Collection validation is critical. If a collection was created with a 1536-dimensional embedding model and a later request uses a 1024-dimensional model, search quality and upsert behavior become invalid. The system detects this mismatch instead of silently mixing vectors.
Formula / Scoring Model
Vector databases rank by similarity:
top_k = highest_similarity(query_vector, chunk_vectors)Dimension compatibility:
valid_collection = existing_vector_size == embedding_vector_sizeIf this check fails, the correct action is to reset or recreate the collection and re-ingest documents.
Example Walkthrough
When policy documents are ingested:
- Markdown is loaded from
data/policies/. - Text is chunked.
- Provider embeddings are generated.
- Chunks are upserted into Qdrant.
- Chat queries search Qdrant and return chunk payloads as sources.
Design Tradeoffs
- Provider embeddings improve semantic retrieval but require API configuration.
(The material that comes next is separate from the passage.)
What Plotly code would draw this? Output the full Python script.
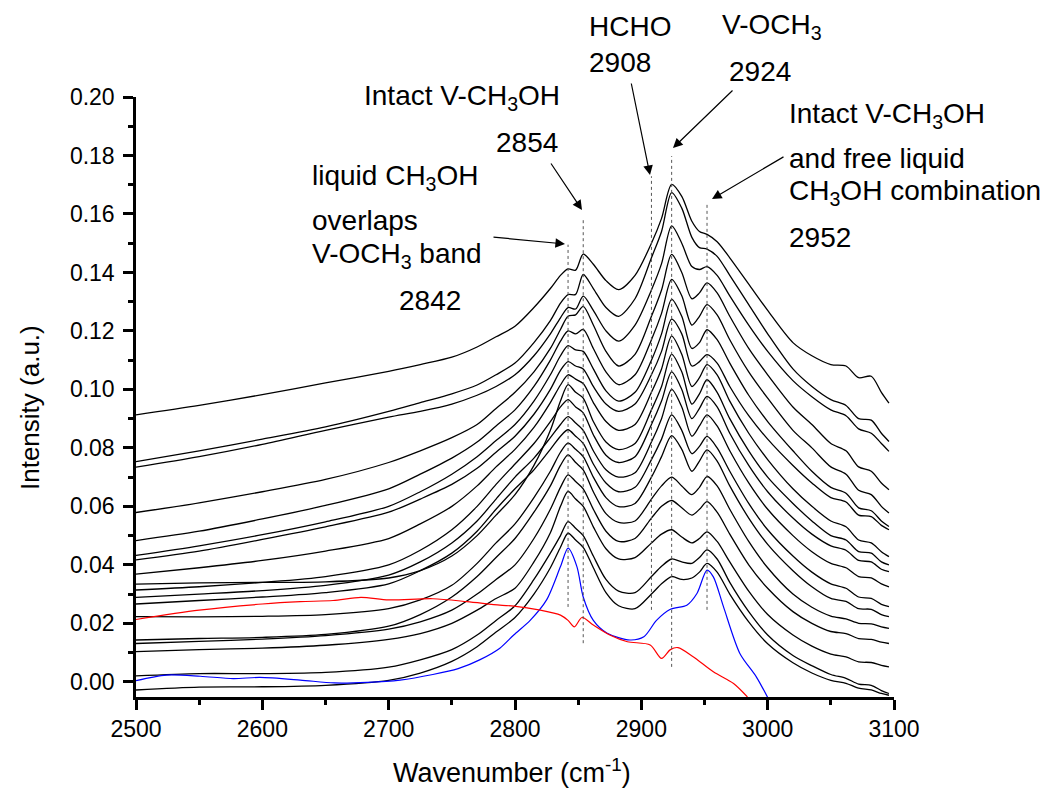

- Qdrant persistence improves realism but introduces collection lifecycle issues.
- Local fallback supports tests but should not be mistaken for production retrieval.
Failure Modes
- Missing
EMBEDDING_MODEL. - Provider does not support
/embeddings. - Qdrant collection dimension mismatch.
- Payload metadata missing citation fields.
Exercises
Checkpoint: Explain why vector dimension mismatch is dangerous in a persistent vector database.
Hands-on: Inspect vector_store.py L157-L185 and describe how collection validation works.
Interview Drill: Explain why Qdrant is a better portfolio signal than only using an in-memory Python list.
Interview Explanation
Qdrant is used because production RAG needs durable vector search, metadata payloads, and explicit collection validation.